The grant or denial of the request is within the sole discretion of
the Court. Filing a request for an attorney does not extend your time
in which to file a civil action. Both the request and the civil action
must be filed within the time limits as stated in the paragraph above
("Right to File A Civil Action").
FOR THE COMMISSION:
February 3, 1999
Date Frances M. Hart
Executive Officer
Executive Secretariat
1 On this date, the agency filed a compliance report with the Commission's
Office of Federal Operations (OFO) in which it asserted that the previous
decision's order that the agency conduct a supplemental investigation
should not be enforced. We exercise our discretion to treat this document
as a timely filed request for reconsideration.

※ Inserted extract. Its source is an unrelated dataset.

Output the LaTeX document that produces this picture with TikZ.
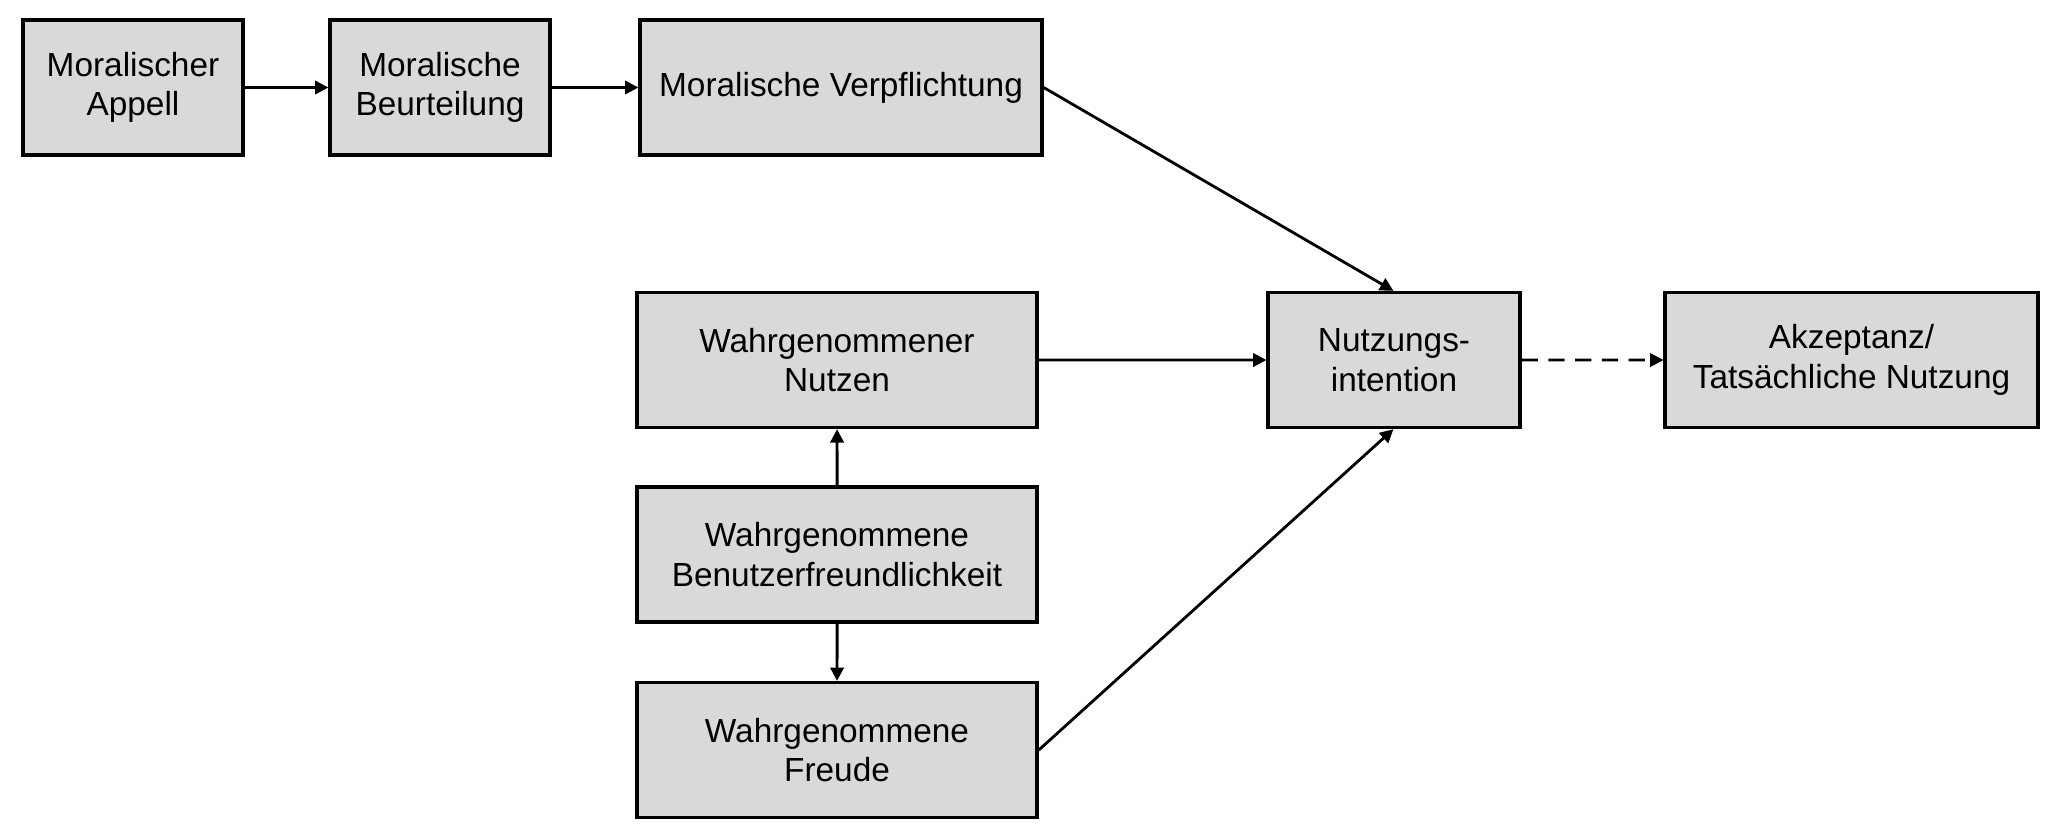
\documentclass[tikz,border=0pt]{standalone}
\usepackage{fontspec}
\setmainfont{Liberation Sans}
\usetikzlibrary{arrows.meta}

\begin{document}
\begin{tikzpicture}[scale=0.1]\fontsize{9.5}{11.3}\selectfont
	\tikzstyle{every node}+=[inner sep=0pt, align=center]
	\tikzstyle{box}=[draw=black, line width=0.95pt, fill=black!15, minimum height=1.35cm]
	\tikzstyle{link}=[black, line width=0.8pt, -{Triangle[length=3.8pt,width=3.8pt]}]
	\useasboundingbox (0,0) rectangle (205.5,-83.8);
	% moral part
	\node[box, minimum width=2.2cm] (appell) at (13.3,-8.75) {Moralischer\\Appell};
	\node[box, minimum width=2.2cm] (urteil) at (44,-8.75) {Moralische\\Beurteilung};
	\node[box, minimum width=4.02cm] (pflicht) at (84.1,-8.75) {Moralische Verpflichtung};
	% perceived factors
	\node[box, minimum width=4cm] (nutzen) at (83.7,-36) {Wahrgenommener\\Nutzen};
	\node[box, minimum width=4cm] (pbf) at (83.7,-55.45) {Wahrgenommene\\Benutzerfreundlichkeit};
	\node[box, minimum width=4cm] (freude) at (83.7,-75) {Wahrgenommene\\Freude};
	% intention and use
	\node[box, minimum width=2.52cm] (intent) at (139.4,-36) {Nutzungs-\\intention};
	\node[box, minimum width=3.73cm] (akzept) at (185.15,-36) {Akzeptanz/\\Tats\"achliche Nutzung};
	\draw[link] (appell) -- (urteil);
	\draw[link] (urteil) -- (pflicht);
	\draw[link] (pflicht.east) -- ([xshift=-0.7mm]intent.north);
	\draw[link] (nutzen) -- (intent);
	\draw[link] (pbf) -- (nutzen);
	\draw[link] (pbf) -- (freude);
	\draw[link] (freude.east) -- ([xshift=-0.7mm]intent.south);
	\draw[link, dash pattern=on 4.6pt off 3pt] (intent) -- (akzept);
\end{tikzpicture}
\end{document}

2 We note that the agency's documentation also indicates that the agency's
notice of investigation which provided hearing rights to appellant was
received at her address on June 9, 1994.
3 We find, however, that appellant failed to present a prima facie case
of reprisal discrimination with regard to these allegations in that she
alleged that the retaliation resulted from her participation in union and
mentoring activities and not from any prior protected EEO activity. See
Hochstadt v. Worcester Foundation for Experimental Biology, Inc., 425
F. Supp. 318, 324 (D. Mass.), aff'd., 545 F.2d 222 (1st Cir. 1976).